Some further thoughts and observations - and I'm kind of thinking aloud here, so apologies if any of this is wrong or obvious. Probably much of it you've already figured, but it doesn't hurt to spell it all out in detail:
In the early game, you need loads and loads of minerals. So you have to build loads of mining stations and/or mines. These cost energy in upkeep, so suddenly you have a huge demand for energy in order to feed your mine-building. Energy resource locations seem to pop up at most at the same frequency as mineral deposits (in my experience actually significantly less often, but possibly that's just Sod's Law), all of the mines cost you upkeep in energy, and you only need the energy for that upkeep whereas you need minerals in order to build any of the mines, and all of that together seems to mean that unless you're either very clever or very lucky, in the early-mid game, you'll be desparately struggling to break-even in energy as you amass a steadily growing surplus of minerals.
Eventually you'll have built all the mineral mining stations possible and gotten a fair amount of planetary infrastructure, so unless you go on a big fleet-building exercise (which to my mind is what you do with your profits, rather than part of your standard overhead) your need for energy credits will stabilise, and finally at this point, if your colonisation/territorial expansion has gone well, you'll be able to gradually achieve a decent energy income. In my experience this is mainly through spamming power plants on my colonies, which should have grown nicely by now. Unfortunately, because you at first seem to have such a desparate and insatiable need for more energy, and because there's often a significant lag between ordering capacity and having it come online, it won't be long before you suddenly have far more energy than you know what to do with.
And until you unlock terraforming in the mid-late game, you have pretty much nothing to spend it on, besides indulgent diplomatic deals, but even then it can be a struggle to dispose of your surplus. At this stage it seems extremely easy to reach your energy cap. Making extensive use of robots can help, but sometimes that isn't enough, and some civs won't even have access to them.
You now have plenty of (or too much) energy, you can support a large fleet maintenance cost, so now you want to start churning out fleets and want more minerals. But you've already built all the mining stations you can, so your only options are conquest and fine-tuning your ratio of power plants to mines on your planets. In my experience, in large empires, your credit income can start to swing quite wildly at this point depending on what your sectors are doing - the sector AI seems pretty erratic to me, but maybe I'm just not microing enough (although doesn't that defeat the purpose of the sector AI?). It also seems unbalanced the way that temporarily going over your cap (e.g. to nurse a new colony before handing it over to the sector governor), can have a dramatic effect on your income, swinging you sometimes from a huge surplus into deficit - only avoidable by wasting influence doing micro-intensive gymnastics swapping things back and forth into and out of sectors.

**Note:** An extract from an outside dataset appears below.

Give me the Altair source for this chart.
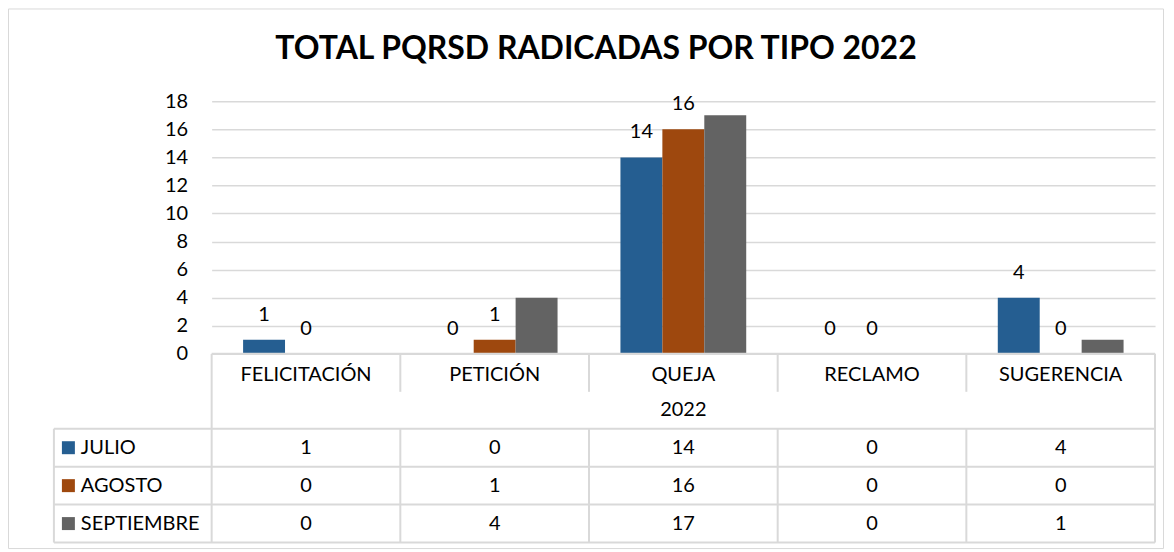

Now possibly my experience or my playstyle aren't typical, but if they are...that's looking to me like a fairly dysfunctional economic system - lurching desparately from one scarcity to another and then suddenly to a superabundance you can't even make any use of, and then back to mineral scarcity with few options to resolve it.
Honestly, my worry is that the flaw's a fundamental one rather than a question of tweaking the balancing, and to do with the very fact that you have one resource which is all fixed costs with no variable (besides terraforming which is lategame-ish and extortionately expensive (plus, as you noted, the strategic resources for it can be impossible to find)) and the other being all variable and no fixed costs. Unfortunately I think that's as far as my intuition can go without having to do some equations or draw a diagram or something. I also worry that the conflation of 'energy' as a resource, and the 'energy credit' as a unit of currency is causing a huge conceptual, thematic and economic mess.
Phew...that ended up a lot longer than I'd planned. Hope I'm not barking up the wrong tree with all of this!
The other thought I had, which is somewhat tangential to all that, and which I'm not certain where directly to go with, but: is one of the issues the fact that mining station output seems pretty much fixed, and afaik isn't modified either by any tech or by any of the ideological/governmental/racial bonuses? Was coming up a lot in another thread about ethic/government/trait balance (
https://forum.paradoxplaza.com/foru...uide-to-ethics-traits-and-governments.926557/ ). Not certain if there's an easy answer to that which avoids causing more problems than it solves, but it's probably worth thinking about.
Sorry for the wall of text. Hope some of it is helpful! Didn't add anything about influence because probably all the issues with it are all just too plain and obvious.